1922-present & 1926-present

Physics alumni (Yang, PhD'48 and Lee, PhD'50) and first Chinese nationals to win a Nobel Prize in Physics

Tsung-Dao Lee (right) and Chen Ning Yang (left).jpeg

Chen-Ning Yang and Tsung-Dao Lee studied with Enrico Fermi at the University of Chicago. Lee came to the U.S. on a Chinese government fellowship and was chosen by Fermi to join his lab as a doctoral student.
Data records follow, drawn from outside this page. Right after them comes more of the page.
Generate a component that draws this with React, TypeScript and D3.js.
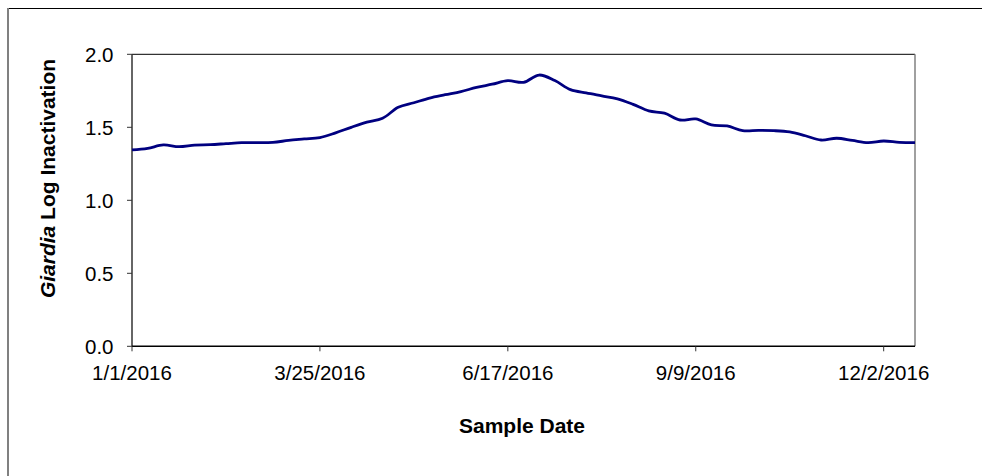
import React from "react";
import * as d3 from "d3";

// Weekly sample values, first sample 1/1/2016
const startDate = "2016-01-01";
const values: number[] = [
  1.345, 1.356, 1.379, 1.367, 1.378, 1.381, 1.388, 1.395, 1.395, 1.397,
  1.41, 1.42, 1.43, 1.462, 1.5, 1.535, 1.562, 1.637, 1.668, 1.7,
  1.723, 1.745, 1.773, 1.795, 1.819, 1.808, 1.858, 1.82, 1.758, 1.735,
  1.715, 1.695, 1.657, 1.612, 1.597, 1.55, 1.557, 1.516, 1.509, 1.477,
  1.479, 1.477, 1.468, 1.442, 1.413, 1.425, 1.41, 1.395, 1.406, 1.397,
  1.395,
];
const xTickDates = ["2016-01-01", "2016-03-25", "2016-06-17", "2016-09-09", "2016-12-02"];
const yTicks = [0, 0.5, 1.0, 1.5, 2.0];
const xDomainEnd = "2016-12-16";

const W = 982;
const H = 476;
const left = 132;
const right = 915;
const top = 54.3;
const bottom = 346.3;
const FONT = "'Liberation Sans', Arial, sans-serif";

export default function App() {
  const parse = d3.utcParse("%Y-%m-%d");
  const start = parse(startDate) as Date;
  const dates = values.map((_, i) => d3.utcDay.offset(start, 7 * i));
  const x = d3
    .scaleUtc()
    .domain([start, parse(xDomainEnd) as Date])
    .range([left, right]);
  const y = d3.scaleLinear().domain([0, 2]).range([bottom, top]);
  const fmt = d3.utcFormat("%-m/%-d/%Y");
  const line = d3
    .line<number>()
    .x((_, i) => x(dates[i]))
    .y((d) => y(d))
    .curve(d3.curveCatmullRom.alpha(0.5));

  return (
    <svg
      width={W}
      height={H}
      style={{ position: "fixed", left: 0, top: 0, background: "#fff" }}
    >
      <rect x={0} y={0} width={W} height={H} fill="#fff" />
      {/* outer chart border */}
      <line x1={8} x2={W} y1={8.5} y2={8.5} stroke="#000" strokeWidth={1} />
      <line x1={8} x2={8} y1={8} y2={H} stroke="#808080" strokeWidth={2} />

      {/* plot frame */}
      <line x1={left} x2={right} y1={top} y2={top} stroke="#000" strokeWidth={1} />
      <line x1={right} x2={right} y1={top} y2={bottom} stroke="#808080" strokeWidth={1.5} />

      {/* y axis */}
      <line x1={left} x2={left} y1={top} y2={bottom} stroke="#333" strokeWidth={1.5} />
      {yTicks.map((t) => (
        <g key={t}>
          <line x1={left - 5} x2={left} y1={y(t)} y2={y(t)} stroke="#333" strokeWidth={1} />
          <text
            x={113.5}
            y={y(t)}
            dy="0.36em"
            textAnchor="end"
            fontFamily={FONT}
            fontSize={20.5}
            fill="#000"
          >
            {t.toFixed(1)}
          </text>
        </g>
      ))}

      {/* x axis */}
      <line x1={left} x2={right} y1={bottom} y2={bottom} stroke="#000" strokeWidth={1.5} />
      {xTickDates.map((s) => {
        const d = parse(s) as Date;
        return (
          <g key={s}>
            <line x1={x(d)} x2={x(d)} y1={bottom} y2={bottom + 5} stroke="#333" strokeWidth={1} />
            <text
              x={x(d)}
              y={379.5}
              textAnchor="middle"
              fontFamily={FONT}
              fontSize={20.5}
              fill="#000"
            >
              {fmt(d)}
            </text>
          </g>
        );
      })}

      {/* series */}
      <path d={line(values) || ""} fill="none" stroke="#000080" strokeWidth={2.8} strokeLinejoin="round" />

      {/* axis titles */}
      <text
        x={522}
        y={432.7}
        textAnchor="middle"
        fontFamily={FONT}
        fontSize={21}
        fontWeight="bold"
        fill="#000"
      >
        Sample Date
      </text>
      <text
        transform={`translate(54.5,178.5) rotate(-90)`}
        textAnchor="middle"
        fontFamily={FONT}
        fontSize={21}
        fontWeight="bold"
        fill="#000"
      >
        <tspan fontStyle="italic">Giardia</tspan> Log Inactivation
      </text>
    </svg>
  );
}
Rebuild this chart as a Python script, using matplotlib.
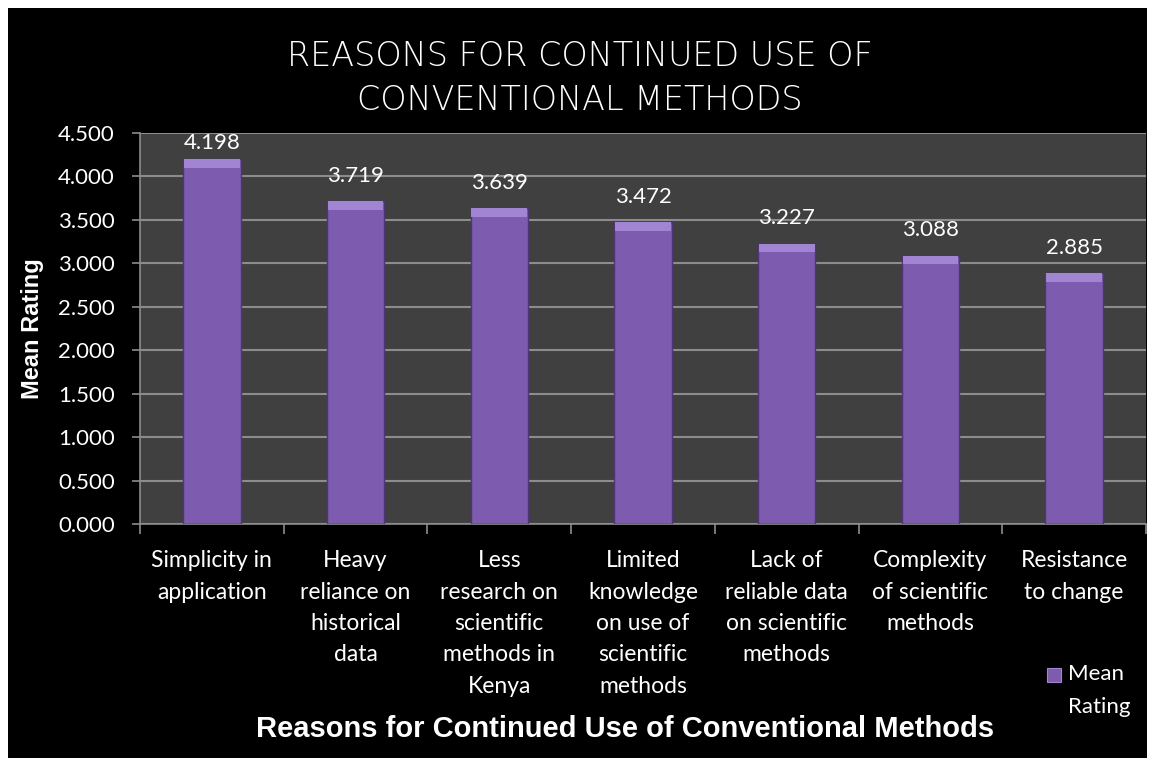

He earned his PhD in 1950 and then worked as a research associate and lecturer at the University’s Yerkes Observatory from 1950-1953. Yang joined Fermi’s lab through a Tsinghua University Fellowship and earned his PhD in 1948. He served for a year as an instructor at the University before joining the Institute for Advanced Study at Princeton.

 

In 1956, Lee and Yang theorized that the law of conservation of parity, which assumes that nature is characterized by left-right symmetries, is violated by weak interactions. The breakdown of parity symmetry was confirmed experimentally by C.S. Wu at Columbia. Lee and Yang earned the Nobel Prize in Physics for this discovery, the first Chinese nationals to win the award. Lee, who was 30 at the time, stands as the third youngest person to ever win a Nobel in the sciences.

 

Yang went on to collaborate with Robert Mills, developing the Yang-Mills theory, which is the basis of our understanding of the Standard Model of particle physics. He is a fellow of the American Physical Society and Academia Sinica, and received the Albert Einstein Commemorative Award in 1957 and the National Medal of Science in 1986. Lee is known for his work in elementary particles, statistical mechanics, field theory, astrophysics, condensed matter physics, and turbulence. He is a member of the National Academy of Sciences, American Academy of Arts and Sciences, and Academia Sinica, among other organizations. His many awards and honors include the Albert Einstein Award in Science in 1957 and the Galileo Galilei Medal in 1979.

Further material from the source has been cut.